### AIM OF THE TASK
Would you repeat the listing exactly but omit every picture?

%%

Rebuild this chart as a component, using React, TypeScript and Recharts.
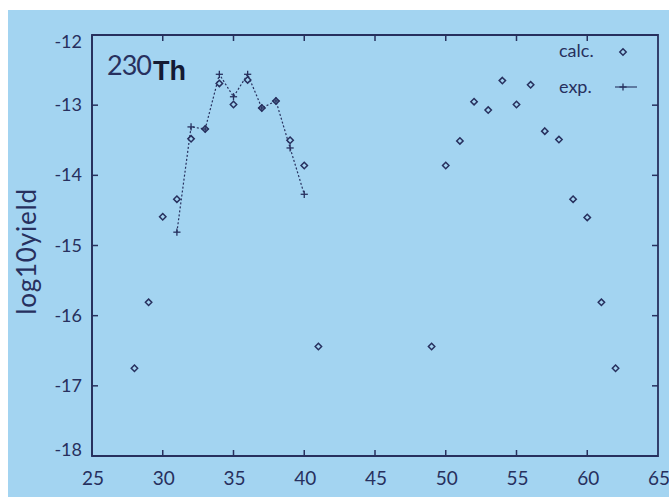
import React from 'react';
import { ComposedChart, Line, Scatter, XAxis, YAxis, ReferenceArea, Legend } from 'recharts';

// Fragment mass numbers and log10 yields for 230Th
const calcMass = [28, 29, 30, 31, 32, 33, 34, 35, 36, 37, 38, 39, 40, 41, 49, 50, 51, 52, 53, 54, 55, 56, 57, 58, 59, 60, 61, 62];
const calcYield = [-16.75, -15.81, -14.59, -14.34, -13.48, -13.34, -12.69, -12.99, -12.64, -13.04, -12.94, -13.5, -13.86, -16.44, -16.44, -13.86, -13.51, -12.95, -13.07, -12.65, -12.99, -12.71, -13.37, -13.49, -14.34, -14.6, -15.81, -16.75];
const expMass = [31, 32, 33, 34, 35, 36, 37, 38, 39, 40];
const expYield = [-14.81, -13.31, -13.34, -12.56, -12.88, -12.56, -13.04, -12.94, -13.61, -14.27];
const xTicks = [25, 30, 35, 40, 45, 50, 55, 60, 65];
const yTicks = [-18, -17, -16, -15, -14, -13, -12];
const seriesNames = ['calc.', 'exp.'];

const calcData = calcMass.map((a, i) => ({ a, v: calcYield[i] }));
const expData = expMass.map((a, i) => ({ a, v: expYield[i] }));

const W = 661;
const H = 487;
const MARGIN = { top: 25, right: 11, bottom: 0, left: 0 };
const Y_AXIS_W = 84;
const X_AXIS_H = 41;
const PLOT_TOP = MARGIN.top;
const PLOT_RIGHT = W - MARGIN.right;

const INK = '#27305e';
const BG = '#a3d4f1';
const FONT = 'Lato, "DejaVu Sans", sans-serif';

const Diamond = (props: any) => {
  const { cx, cy } = props;
  if (cx == null || cy == null) return null;
  const r = 3.2;
  return (
    <path
      d={`M${cx},${cy - r}L${cx + r},${cy}L${cx},${cy + r}L${cx - r},${cy}Z`}
      fill={BG}
      stroke={INK}
      strokeWidth={1.5}
    />
  );
};

const Plus = (props: any) => {
  const { cx, cy } = props;
  if (cx == null || cy == null) return null;
  const r = 3.6;
  return (
    <g stroke={INK} strokeWidth={1.3}>
      <line x1={cx - r} y1={cy} x2={cx + r} y2={cy} />
      <line x1={cx} y1={cy - r} x2={cx} y2={cy + r} />
    </g>
  );
};

// Bottom axis label plus inward tick marks on the bottom and top frame edges
const BottomTick = (props: any) => {
  const { x, y, payload } = props;
  const v = payload.value;
  const inner = v !== xTicks[0] && v !== xTicks[xTicks.length - 1];
  return (
    <g>
      <text x={x + 1} y={y + 29} textAnchor="middle" fill={INK} fontFamily={FONT} fontSize={19}>
        {v}
      </text>
      {inner && (
        <g stroke={INK} strokeWidth={1.5}>
          <line x1={x} y1={y} x2={x} y2={y - 6} />
          <line x1={x} y1={PLOT_TOP} x2={x} y2={PLOT_TOP + 6} />
        </g>
      )}
    </g>
  );
};

// Left axis label plus inward tick marks on the left and right frame edges
const LeftTick = (props: any) => {
  const { x, y, payload } = props;
  const v = payload.value;
  const first = v === yTicks[0];
  const last = v === yTicks[yTicks.length - 1];
  // end labels sit just inside the frame
  const nudge = last ? 7 : first ? -6 : 0;
  return (
    <g>
      <text x={x - 10} y={y + 6 + nudge} textAnchor="end" fill={INK} fontFamily={FONT} fontSize={18}>
        {v}
      </text>
      {!first && !last && (
        <g stroke={INK} strokeWidth={1.5}>
          <line x1={x} y1={y} x2={x + 6} y2={y} />
          <line x1={PLOT_RIGHT} y1={y} x2={PLOT_RIGHT - 6} y2={y} />
        </g>
      )}
    </g>
  );
};

const YTitle = (props: any) => {
  const vb = props.viewBox || { x: 0, y: 0, width: 0, height: 0 };
  const cx = vb.x + 18;
  const cy = vb.y + vb.height / 2 + 6;
  return (
    <text
      x={cx}
      y={cy}
      transform={`rotate(-90 ${cx} ${cy})`}
      textAnchor="middle"
      dominantBaseline="central"
      fill={INK}
      fontFamily={FONT}
      fontSize={26}
      letterSpacing={0.8}
    >
      log10yield
    </text>
  );
};

const KeyBox = (props: any) => {
  const payload = (props.payload || []).slice().sort(
    (p: any, q: any) => seriesNames.indexOf(p.value) - seriesNames.indexOf(q.value)
  );
  return (
    <svg width={110} height={80} style={{ overflow: 'visible', display: 'block' }}>
      {payload.map((entry: any, i: number) => {
        const cy = 14 + i * 36;
        const isLine = entry.value === 'exp.';
        return (
          <g key={entry.value}>
            <text x={6} y={cy + 5} fill={INK} fontFamily={FONT} fontSize={18}>
              {entry.value}
            </text>
            {isLine ? (
              <g>
                <line x1={62} y1={cy - 1} x2={84} y2={cy - 1} stroke={INK} strokeWidth={1.1} />
                <Plus cx={70} cy={cy - 1} />
              </g>
            ) : (
              <Diamond cx={70} cy={cy} />
            )}
          </g>
        );
      })}
    </svg>
  );
};

export default function App() {
  return (
    <div
      style={{
        position: 'absolute',
        left: 8,
        top: 10,
        width: W,
        height: H,
        background: BG,
        overflow: 'hidden',
      }}
    >
      <ComposedChart width={W} height={H} margin={MARGIN}>
        <XAxis
          type="number"
          dataKey="a"
          domain={[25, 65]}
          ticks={xTicks}
          allowDataOverflow
          height={X_AXIS_H}
          axisLine={{ stroke: INK, strokeWidth: 1.8 }}
          tickLine={false}
          tickSize={0}
          tickMargin={0}
          tick={<BottomTick />}
          interval={0}
        />
        <YAxis
          type="number"
          dataKey="v"
          domain={[-18, -12]}
          ticks={yTicks}
          allowDataOverflow
          width={Y_AXIS_W}
          axisLine={{ stroke: INK, strokeWidth: 1.8 }}
          tickLine={false}
          tickSize={0}
          tickMargin={0}
          tick={<LeftTick />}
          interval={0}
          label={<YTitle />}
        />
        {/* frame around the whole plotting region */}
        <ReferenceArea
          x1={25}
          x2={65}
          y1={-18}
          y2={-12}
          fill="none"
          fillOpacity={0}
          stroke={INK}
          strokeWidth={1.8}
          strokeOpacity={1}
        />
        <Line
          name="exp."
          data={expData}
          dataKey="v"
          type="linear"
          stroke={INK}
          strokeWidth={1.2}
          strokeDasharray="2 2"
          dot={<Plus />}
          activeDot={false}
          isAnimationActive={false}
        />
        <Scatter
          name="calc."
          data={calcData}
          dataKey="v"
          fill={INK}
          shape={<Diamond />}
          isAnimationActive={false}
        />
        <Legend
          layout="horizontal"
          align="center"
          verticalAlign="middle"
          content={<KeyBox />}
          wrapperStyle={{ position: 'absolute', left: 545, top: 28, width: 110, height: 80 }}
        />
      </ComposedChart>
      <svg
        width={W}
        height={H}
        style={{ position: 'absolute', left: 0, top: 0, pointerEvents: 'none' }}
      >
        <text x={99} y={65} fill={INK} fontFamily={FONT} fontSize={27} letterSpacing={-1}>
          230
        </text>
        <text x={145} y={70} fill="#141a33" fontFamily='"Liberation Sans", Arial, sans-serif' fontWeight="bold" fontSize={27}>
          Th
        </text>
      </svg>
    </div>
  );
}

%%

### ANSWER TO THE TASK
Rebuild this chart as a component, using React, TypeScript and Recharts.
import React from 'react';
import { ComposedChart, Line, Scatter, XAxis, YAxis, ReferenceArea, Legend } from 'recharts';

// Fragment mass numbers and log10 yields for 230Th
const calcMass = [28, 29, 30, 31, 32, 33, 34, 35, 36, 37, 38, 39, 40, 41, 49, 50, 51, 52, 53, 54, 55, 56, 57, 58, 59, 60, 61, 62];
const calcYield = [-16.75, -15.81, -14.59, -14.34, -13.48, -13.34, -12.69, -12.99, -12.64, -13.04, -12.94, -13.5, -13.86, -16.44, -16.44, -13.86, -13.51, -12.95, -13.07, -12.65, -12.99, -12.71, -13.37, -13.49, -14.34, -14.6, -15.81, -16.75];
const expMass = [31, 32, 33, 34, 35, 36, 37, 38, 39, 40];
const expYield = [-14.81, -13.31, -13.34, -12.56, -12.88, -12.56, -13.04, -12.94, -13.61, -14.27];
const xTicks = [25, 30, 35, 40, 45, 50, 55, 60, 65];
const yTicks = [-18, -17, -16, -15, -14, -13, -12];
const seriesNames = ['calc.', 'exp.'];

const calcData = calcMass.map((a, i) => ({ a, v: calcYield[i] }));
const expData = expMass.map((a, i) => ({ a, v: expYield[i] }));

const W = 661;
const H = 487;
const MARGIN = { top: 25, right: 11, bottom: 0, left: 0 };
const Y_AXIS_W = 84;
const X_AXIS_H = 41;
const PLOT_TOP = MARGIN.top;
const PLOT_RIGHT = W - MARGIN.right;

const INK = '#27305e';
const BG = '#a3d4f1';
const FONT = 'Lato, "DejaVu Sans", sans-serif';

const Diamond = (props: any) => {
  const { cx, cy } = props;
  if (cx == null || cy == null) return null;
  const r = 3.2;
  return (
    <path
      d={`M${cx},${cy - r}L${cx + r},${cy}L${cx},${cy + r}L${cx - r},${cy}Z`}
      fill={BG}
      stroke={INK}
      strokeWidth={1.5}
    />
  );
};

const Plus = (props: any) => {
  const { cx, cy } = props;
  if (cx == null || cy == null) return null;
  const r = 3.6;
  return (
    <g stroke={INK} strokeWidth={1.3}>
      <line x1={cx - r} y1={cy} x2={cx + r} y2={cy} />
      <line x1={cx} y1={cy - r} x2={cx} y2={cy + r} />
    </g>
  );
};

// Bottom axis label plus inward tick marks on the bottom and top frame edges
const BottomTick = (props: any) => {
  const { x, y, payload } = props;
  const v = payload.value;
  const inner = v !== xTicks[0] && v !== xTicks[xTicks.length - 1];
  return (
    <g>
      <text x={x + 1} y={y + 29} textAnchor="middle" fill={INK} fontFamily={FONT} fontSize={19}>
        {v}
      </text>
      {inner && (
        <g stroke={INK} strokeWidth={1.5}>
          <line x1={x} y1={y} x2={x} y2={y - 6} />
          <line x1={x} y1={PLOT_TOP} x2={x} y2={PLOT_TOP + 6} />
        </g>
      )}
    </g>
  );
};

// Left axis label plus inward tick marks on the left and right frame edges
const LeftTick = (props: any) => {
  const { x, y, payload } = props;
  const v = payload.value;
  const first = v === yTicks[0];
  const last = v === yTicks[yTicks.length - 1];
  // end labels sit just inside the frame
  const nudge = last ? 7 : first ? -6 : 0;
  return (
    <g>
      <text x={x - 10} y={y + 6 + nudge} textAnchor="end" fill={INK} fontFamily={FONT} fontSize={18}>
        {v}
      </text>
      {!first && !last && (
        <g stroke={INK} strokeWidth={1.5}>
          <line x1={x} y1={y} x2={x + 6} y2={y} />
          <line x1={PLOT_RIGHT} y1={y} x2={PLOT_RIGHT - 6} y2={y} />
        </g>
      )}
    </g>
  );
};

const YTitle = (props: any) => {
  const vb = props.viewBox || { x: 0, y: 0, width: 0, height: 0 };
  const cx = vb.x + 18;
  const cy = vb.y + vb.height / 2 + 6;
  return (
    <text
      x={cx}
      y={cy}
      transform={`rotate(-90 ${cx} ${cy})`}
      textAnchor="middle"
      dominantBaseline="central"
      fill={INK}
      fontFamily={FONT}
      fontSize={26}
      letterSpacing={0.8}
    >
      log10yield
    </text>
  );
};

const KeyBox = (props: any) => {
  const payload = (props.payload || []).slice().sort(
    (p: any, q: any) => seriesNames.indexOf(p.value) - seriesNames.indexOf(q.value)
  );
  return (
    <svg width={110} height={80} style={{ overflow: 'visible', display: 'block' }}>
      {payload.map((entry: any, i: number) => {
        const cy = 14 + i * 36;
        const isLine = entry.value === 'exp.';
        return (
          <g key={entry.value}>
            <text x={6} y={cy + 5} fill={INK} fontFamily={FONT} fontSize={18}>
              {entry.value}
            </text>
            {isLine ? (
              <g>
                <line x1={62} y1={cy - 1} x2={84} y2={cy - 1} stroke={INK} strokeWidth={1.1} />
                <Plus cx={70} cy={cy - 1} />
              </g>
            ) : (
              <Diamond cx={70} cy={cy} />
            )}
          </g>
        );
      })}
    </svg>
  );
};

export default function App() {
  return (
    <div
      style={{
        position: 'absolute',
        left: 8,
        top: 10,
        width: W,
        height: H,
        background: BG,
        overflow: 'hidden',
      }}
    >
      <ComposedChart width={W} height={H} margin={MARGIN}>
        <XAxis
          type="number"
          dataKey="a"
          domain={[25, 65]}
          ticks={xTicks}
          allowDataOverflow
          height={X_AXIS_H}
          axisLine={{ stroke: INK, strokeWidth: 1.8 }}
          tickLine={false}
          tickSize={0}
          tickMargin={0}
          tick={<BottomTick />}
          interval={0}
        />
        <YAxis
          type="number"
          dataKey="v"
          domain={[-18, -12]}
          ticks={yTicks}
          allowDataOverflow
          width={Y_AXIS_W}
          axisLine={{ stroke: INK, strokeWidth: 1.8 }}
          tickLine={false}
          tickSize={0}
          tickMargin={0}
          tick={<LeftTick />}
          interval={0}
          label={<YTitle />}
        />
        {/* frame around the whole plotting region */}
        <ReferenceArea
          x1={25}
          x2={65}
          y1={-18}
          y2={-12}
          fill="none"
          fillOpacity={0}
          stroke={INK}
          strokeWidth={1.8}
          strokeOpacity={1}
        />
        <Line
          name="exp."
          data={expData}
          dataKey="v"
          type="linear"
          stroke={INK}
          strokeWidth={1.2}
          strokeDasharray="2 2"
          dot={<Plus />}
          activeDot={false}
          isAnimationActive={false}
        />
        <Scatter
          name="calc."
          data={calcData}
          dataKey="v"
          fill={INK}
          shape={<Diamond />}
          isAnimationActive={false}
        />
        <Legend
          layout="horizontal"
          align="center"
          verticalAlign="middle"
          content={<KeyBox />}
          wrapperStyle={{ position: 'absolute', left: 545, top: 28, width: 110, height: 80 }}
        />
      </ComposedChart>
      <svg
        width={W}
        height={H}
        style={{ position: 'absolute', left: 0, top: 0, pointerEvents: 'none' }}
      >
        <text x={99} y={65} fill={INK} fontFamily={FONT} fontSize={27} letterSpacing={-1}>
          230
        </text>
        <text x={145} y={70} fill="#141a33" fontFamily='"Liberation Sans", Arial, sans-serif' fontWeight="bold" fontSize={27}>
          Th
        </text>
      </svg>
    </div>
  );
}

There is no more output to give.